» **Exercise goal**
Print, word for word, the opening line of the data below and every line after it through the line that contains "from matplotlib.ticker import", but not the pictures.

» **Dataset extract**

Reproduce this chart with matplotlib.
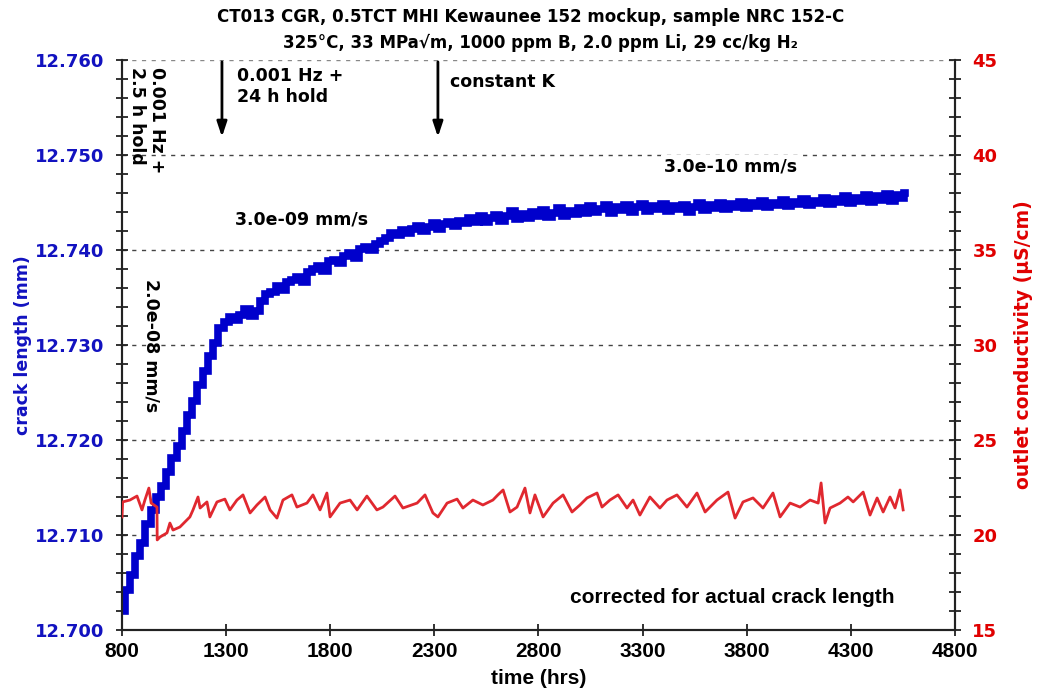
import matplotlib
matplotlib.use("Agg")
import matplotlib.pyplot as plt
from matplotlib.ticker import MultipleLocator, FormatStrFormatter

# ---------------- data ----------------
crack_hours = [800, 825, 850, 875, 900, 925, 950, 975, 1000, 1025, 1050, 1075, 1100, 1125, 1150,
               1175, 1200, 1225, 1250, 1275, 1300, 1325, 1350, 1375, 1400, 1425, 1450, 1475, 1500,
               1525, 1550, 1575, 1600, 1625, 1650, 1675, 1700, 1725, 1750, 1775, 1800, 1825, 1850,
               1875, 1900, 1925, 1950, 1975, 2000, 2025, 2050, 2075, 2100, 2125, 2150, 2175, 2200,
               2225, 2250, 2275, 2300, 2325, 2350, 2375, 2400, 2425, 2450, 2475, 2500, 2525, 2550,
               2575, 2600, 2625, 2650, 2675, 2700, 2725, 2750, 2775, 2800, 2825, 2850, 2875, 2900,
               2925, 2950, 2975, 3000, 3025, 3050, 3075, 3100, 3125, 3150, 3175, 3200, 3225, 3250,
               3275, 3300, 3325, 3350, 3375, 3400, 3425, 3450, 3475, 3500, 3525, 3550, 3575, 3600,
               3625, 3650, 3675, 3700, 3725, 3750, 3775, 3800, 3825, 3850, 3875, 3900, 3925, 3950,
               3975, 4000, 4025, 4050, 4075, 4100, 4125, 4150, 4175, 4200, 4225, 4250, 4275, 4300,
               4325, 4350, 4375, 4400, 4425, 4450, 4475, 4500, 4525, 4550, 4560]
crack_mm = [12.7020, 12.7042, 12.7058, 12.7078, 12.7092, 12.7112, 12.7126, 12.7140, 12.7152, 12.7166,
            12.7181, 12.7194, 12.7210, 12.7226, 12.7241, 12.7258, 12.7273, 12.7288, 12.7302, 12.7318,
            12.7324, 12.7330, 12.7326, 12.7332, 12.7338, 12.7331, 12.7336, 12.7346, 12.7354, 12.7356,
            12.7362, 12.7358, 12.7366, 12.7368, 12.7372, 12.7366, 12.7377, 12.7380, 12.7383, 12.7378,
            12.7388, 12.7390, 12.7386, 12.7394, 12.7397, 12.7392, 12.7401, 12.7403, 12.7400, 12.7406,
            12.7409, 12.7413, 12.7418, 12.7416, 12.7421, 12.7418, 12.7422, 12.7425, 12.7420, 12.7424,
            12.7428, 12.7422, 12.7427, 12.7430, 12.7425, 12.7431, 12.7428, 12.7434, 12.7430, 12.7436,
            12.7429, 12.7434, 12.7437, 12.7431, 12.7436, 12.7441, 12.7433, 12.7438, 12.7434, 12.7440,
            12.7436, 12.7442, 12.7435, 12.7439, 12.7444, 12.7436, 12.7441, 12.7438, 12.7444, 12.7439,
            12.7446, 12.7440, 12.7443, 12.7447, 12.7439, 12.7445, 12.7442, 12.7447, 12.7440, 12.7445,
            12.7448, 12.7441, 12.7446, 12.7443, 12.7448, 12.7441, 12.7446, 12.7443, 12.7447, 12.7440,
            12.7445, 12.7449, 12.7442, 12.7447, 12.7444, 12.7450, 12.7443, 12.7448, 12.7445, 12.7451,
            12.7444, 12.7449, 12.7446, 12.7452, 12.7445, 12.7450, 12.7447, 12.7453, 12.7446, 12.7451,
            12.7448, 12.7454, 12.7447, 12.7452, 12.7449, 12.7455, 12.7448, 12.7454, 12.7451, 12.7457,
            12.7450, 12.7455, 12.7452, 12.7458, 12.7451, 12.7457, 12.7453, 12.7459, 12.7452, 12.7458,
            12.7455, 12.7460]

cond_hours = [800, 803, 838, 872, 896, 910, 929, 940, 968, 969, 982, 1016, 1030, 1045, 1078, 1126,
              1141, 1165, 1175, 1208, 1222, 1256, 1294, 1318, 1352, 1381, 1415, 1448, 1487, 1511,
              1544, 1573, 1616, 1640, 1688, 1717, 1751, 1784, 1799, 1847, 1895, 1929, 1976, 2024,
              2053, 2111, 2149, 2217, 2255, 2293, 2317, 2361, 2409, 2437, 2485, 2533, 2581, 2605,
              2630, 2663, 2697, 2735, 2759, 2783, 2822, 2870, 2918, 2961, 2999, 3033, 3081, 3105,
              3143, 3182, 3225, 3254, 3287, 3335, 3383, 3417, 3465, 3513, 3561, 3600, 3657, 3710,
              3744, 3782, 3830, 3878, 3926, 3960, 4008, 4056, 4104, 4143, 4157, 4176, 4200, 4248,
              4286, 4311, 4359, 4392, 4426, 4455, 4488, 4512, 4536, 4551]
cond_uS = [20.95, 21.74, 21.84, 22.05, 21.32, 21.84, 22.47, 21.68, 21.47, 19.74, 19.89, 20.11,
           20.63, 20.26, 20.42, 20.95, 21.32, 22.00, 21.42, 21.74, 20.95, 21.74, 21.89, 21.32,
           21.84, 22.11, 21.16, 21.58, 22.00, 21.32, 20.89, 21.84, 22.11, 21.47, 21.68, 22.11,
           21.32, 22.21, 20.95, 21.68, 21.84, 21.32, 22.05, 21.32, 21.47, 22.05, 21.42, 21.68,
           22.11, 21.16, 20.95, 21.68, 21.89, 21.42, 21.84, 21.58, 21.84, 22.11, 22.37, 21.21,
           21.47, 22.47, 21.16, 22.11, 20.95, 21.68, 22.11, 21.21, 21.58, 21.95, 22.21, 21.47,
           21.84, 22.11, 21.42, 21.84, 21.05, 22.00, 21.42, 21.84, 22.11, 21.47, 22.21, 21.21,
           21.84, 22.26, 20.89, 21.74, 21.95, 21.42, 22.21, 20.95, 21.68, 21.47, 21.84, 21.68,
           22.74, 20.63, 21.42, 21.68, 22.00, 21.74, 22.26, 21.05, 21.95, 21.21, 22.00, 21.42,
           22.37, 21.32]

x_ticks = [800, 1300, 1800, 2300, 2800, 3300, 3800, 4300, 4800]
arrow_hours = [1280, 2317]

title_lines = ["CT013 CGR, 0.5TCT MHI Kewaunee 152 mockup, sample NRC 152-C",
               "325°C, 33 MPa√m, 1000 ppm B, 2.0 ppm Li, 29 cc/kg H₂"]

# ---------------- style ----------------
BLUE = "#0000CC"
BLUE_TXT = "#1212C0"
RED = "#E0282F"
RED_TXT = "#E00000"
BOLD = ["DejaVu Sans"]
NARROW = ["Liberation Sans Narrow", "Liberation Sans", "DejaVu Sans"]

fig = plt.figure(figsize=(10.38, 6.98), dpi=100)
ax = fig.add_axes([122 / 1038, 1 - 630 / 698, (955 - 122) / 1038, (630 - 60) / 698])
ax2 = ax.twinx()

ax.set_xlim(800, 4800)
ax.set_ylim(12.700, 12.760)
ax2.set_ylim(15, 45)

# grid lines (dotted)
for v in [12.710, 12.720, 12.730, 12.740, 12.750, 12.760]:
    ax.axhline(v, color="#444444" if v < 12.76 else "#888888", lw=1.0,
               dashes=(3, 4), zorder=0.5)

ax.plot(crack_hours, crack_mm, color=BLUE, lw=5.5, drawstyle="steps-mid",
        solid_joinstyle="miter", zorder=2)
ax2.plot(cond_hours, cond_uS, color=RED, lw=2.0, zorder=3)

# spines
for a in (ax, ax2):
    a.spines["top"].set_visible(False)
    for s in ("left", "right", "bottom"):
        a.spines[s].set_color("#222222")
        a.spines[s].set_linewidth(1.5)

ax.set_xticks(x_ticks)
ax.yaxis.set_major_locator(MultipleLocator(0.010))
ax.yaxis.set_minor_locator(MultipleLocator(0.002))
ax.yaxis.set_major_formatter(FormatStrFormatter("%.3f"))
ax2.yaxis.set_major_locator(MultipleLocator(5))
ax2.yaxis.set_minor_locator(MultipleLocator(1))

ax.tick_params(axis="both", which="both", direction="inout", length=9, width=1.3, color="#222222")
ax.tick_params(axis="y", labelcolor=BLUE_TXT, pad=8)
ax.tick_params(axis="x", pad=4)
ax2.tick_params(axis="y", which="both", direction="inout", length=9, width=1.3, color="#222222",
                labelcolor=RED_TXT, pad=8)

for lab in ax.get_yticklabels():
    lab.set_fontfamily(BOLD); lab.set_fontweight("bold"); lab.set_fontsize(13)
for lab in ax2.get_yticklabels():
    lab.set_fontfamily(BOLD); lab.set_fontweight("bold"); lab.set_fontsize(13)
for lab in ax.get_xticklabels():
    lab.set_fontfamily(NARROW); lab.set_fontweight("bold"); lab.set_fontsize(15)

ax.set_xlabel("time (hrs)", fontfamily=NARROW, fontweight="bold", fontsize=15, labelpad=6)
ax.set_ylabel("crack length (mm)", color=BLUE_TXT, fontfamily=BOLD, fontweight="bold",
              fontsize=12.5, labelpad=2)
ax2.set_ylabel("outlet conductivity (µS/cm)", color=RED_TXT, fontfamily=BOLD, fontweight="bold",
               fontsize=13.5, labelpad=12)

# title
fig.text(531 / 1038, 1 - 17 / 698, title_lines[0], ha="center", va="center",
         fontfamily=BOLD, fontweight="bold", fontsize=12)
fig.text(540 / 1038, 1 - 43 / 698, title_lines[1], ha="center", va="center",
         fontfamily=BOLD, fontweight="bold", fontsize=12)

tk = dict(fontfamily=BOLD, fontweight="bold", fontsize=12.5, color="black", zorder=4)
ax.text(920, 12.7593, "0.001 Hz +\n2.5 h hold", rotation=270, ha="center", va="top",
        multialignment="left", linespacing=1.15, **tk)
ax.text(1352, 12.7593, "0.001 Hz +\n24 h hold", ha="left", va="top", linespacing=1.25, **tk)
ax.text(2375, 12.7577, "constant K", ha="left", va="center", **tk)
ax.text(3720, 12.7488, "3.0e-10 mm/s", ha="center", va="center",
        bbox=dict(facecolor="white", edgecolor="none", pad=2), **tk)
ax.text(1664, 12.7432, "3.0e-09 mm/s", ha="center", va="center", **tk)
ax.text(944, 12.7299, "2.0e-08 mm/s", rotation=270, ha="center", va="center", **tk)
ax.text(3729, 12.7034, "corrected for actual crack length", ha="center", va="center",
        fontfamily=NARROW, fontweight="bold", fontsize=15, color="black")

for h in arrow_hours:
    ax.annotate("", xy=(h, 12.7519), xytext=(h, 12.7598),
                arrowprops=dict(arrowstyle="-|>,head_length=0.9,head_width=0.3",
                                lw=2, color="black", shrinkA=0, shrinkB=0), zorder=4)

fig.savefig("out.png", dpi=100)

» **Exercise output**
Reproduce this chart with matplotlib.
import matplotlib
matplotlib.use("Agg")
import matplotlib.pyplot as plt
from matplotlib.ticker import MultipleLocator, FormatStrFormatter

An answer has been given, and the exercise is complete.